Sebastian Machowski: Wierzymy w awans do półfinału
- Jeżeli zagramy taką samą koszykówkę, z takim rodzajem energii, jaki pokazaliśmy w czwartym meczu, to wygramy również we Włocławku. Wierzę, że możemy awansować do półfinału - mówi Sebastian Machowski, trener PGE Spójni Stargard.
Bardzo ciekawie układa się seria Anwilu Włocławek z PGE Spójnią. Lider po rundzie zasadniczej wygrał dwa pierwsze spotkania i jechał do Stargardu, mając bardzo komfortową sytuację. Podopieczni Sebastiana Machowskiego pokazali jednak wielki charakter i doprowadzili do spotkania "o wszystko".
PGE Spójnia w sobotę zagrała jedno z lepszych (a może nawet najlepsze) spotkań w tym sezonie. Stargardzianie zdobyli 86 punktów, trafiając 13 rzutów z dystansu, zatrzymując Anwil na 68 pkt. To był świetny popis defensywy zespołu Sebastiana Machowskiego, który nie krył radości z występu swoich zawodników.
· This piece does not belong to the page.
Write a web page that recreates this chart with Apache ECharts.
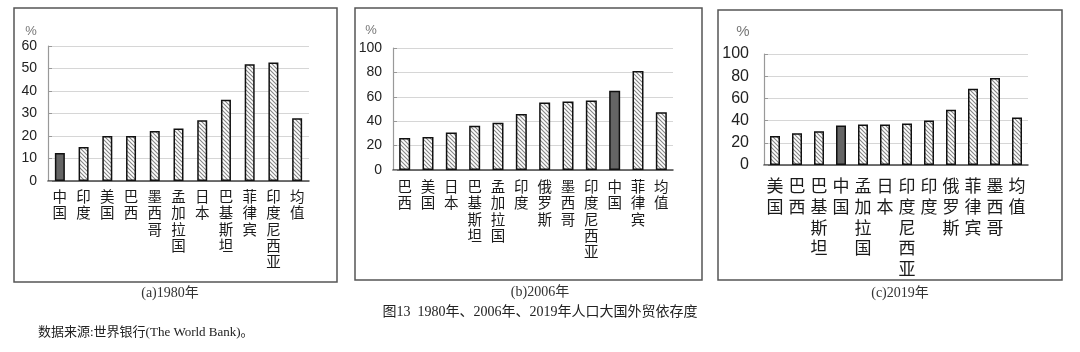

Ci już do przerwy mieli... 18-punktową zaliczkę.
- Jeśli ktoś przed meczem powiedziałby mi, że do przerwy będziemy prowadzili z Anwilem 18 punktami, to na pewno bym w to nie uwierzył. To nie tak, że ja nie wierzę w mój zespół, ale dlatego, że graliśmy przeciwko bardzo mocnemu rywalowi. Jednak to jak broniliśmy, myśleliśmy o sobie nawzajem, poświęcaliśmy swoje ciała, i wierzyliśmy, że wygramy ten mecz, było poza skalą. Tego nie da się opisać słowami - mówi Sebastian Machowski.
Aż pięciu zawodników w barwach PGE Spójni przekroczyło barierę 10 punktów. Najwięcej (19) zgromadził Stephen Brown Jr. 16 zgromadził Karol Gruszecki, który trafił wszystkie cztery rzuty z dystansu.
- Jestem bardzo szczęśliwy, że doprowadziliśmy do piątego spotkania. Jestem dumny z występu zespołu i atmosfery, którą mieliśmy w trakcie meczu. Kibice zgotowali prawdziwe święto. Mam nadzieję, że taką samą energię, obronę i duch zespołu pokażemy we wtorek we Włocławku. W piątym meczu wszystko jest możliwe. Wierzymy, że możemy awansować do półfinału - podkreśla trener PGE Spójni Stargard.
Nastawienie, fizyczna walka i agresywność - te elementy były po stronie stargardzian, którzy za każdym razem byli o krok szybsi od włocławian. Czy podobnie będzie we wtorkowym spotkaniu? Trener Machowski jest przekonany, że jego zespół może powtórzyć występ z soboty. Sęk w tym, że spotkanie odbędzie się w Hali Mistrzów (tam PGE Spójnia przegrała trzy mecze w tym sezonie).
- Anwil zagrał świetny sezon i zasłużył na to, by mieć decydujący mecz w domu. Mamy doświadczenie ze spotkań we Włocławku. Atmosfera będzie gorąca i trudna dla nas, ale wierzę, że możemy powtórzyć naszą grę i ten rodzaj energii. Zobaczymy, kto wyjdzie zwycięsko z tego pojedynku - komentuje Sebastian Machowski.
Początek piątego spotkania Anwil Włocławek - PGE Spójnia Stargard we wtorek o godz. 17:45. Transmisja w Polsat Sport 3.